If you've followed StockStory for a while, you know that we emphasize free cash flow. Why, you ask? We believe that in the end, cash is king, and you can't use accounting profits to pay the bills. Domo burned through $625,000 of cash in Q1 , increasing its cash burn by 12.7% year on year.

Domo Free Cash Flow

Domo has burned through $5.65 million of cash over the last 12 months, resulting in a negative 1.8% free cash flow margin. This low FCF margin stems from Domo's constant need to reinvest in its business to stay competitive.

Key Takeaways from Domo's Q1 Results

We struggled to find many strong positives in these results. Its revenue guidance for next quarter missed analysts' expectations and its billings missed Wall Street's estimates. Potentially more worrisome, the company did not reiterate or update its full year guidance, which it gave last quarter.

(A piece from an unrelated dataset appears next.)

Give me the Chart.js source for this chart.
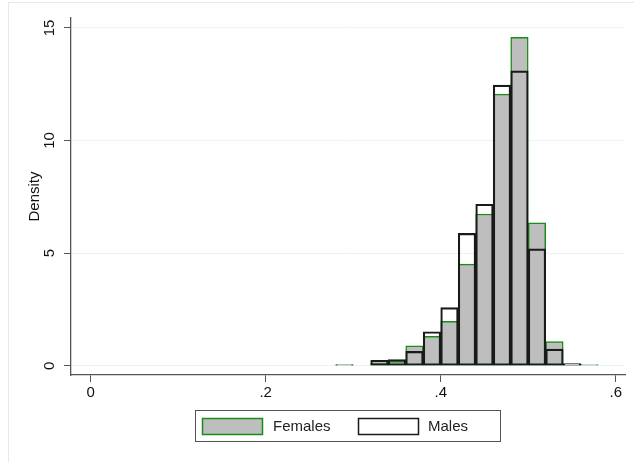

This could mean that visibility into demand trends is murky or changing rapidly. Overall, this was a mediocre quarter for Domo. The company is down 12.5% on the results and currently trades at $6.25 per share.

Is Now The Time?

Domo may have had a tough quarter, but investors should also consider its valuation and business qualities when assessing the investment opportunity.

We cheer for everyone who's making the lives of others easier through technology, but in case of Domo, we'll be cheering from the sidelines. Its revenue growth has been uninspiring over the last three years, and analysts expect growth to deteriorate from here. And while its strong gross margins suggest it can operate profitably and sustainably, the downside is its customer acquisition is less efficient than many comparable companies. On top of that, its growth is coming at the cost of significant cash burn.

While we've no doubt one can find things to like about Domo, we think there are better opportunities elsewhere in the market. We don't see many reasons to get involved at the moment.

Wall Street analysts covering the company had a one-year price target of $14.20 right before these results (compared to the current share price of $6.25).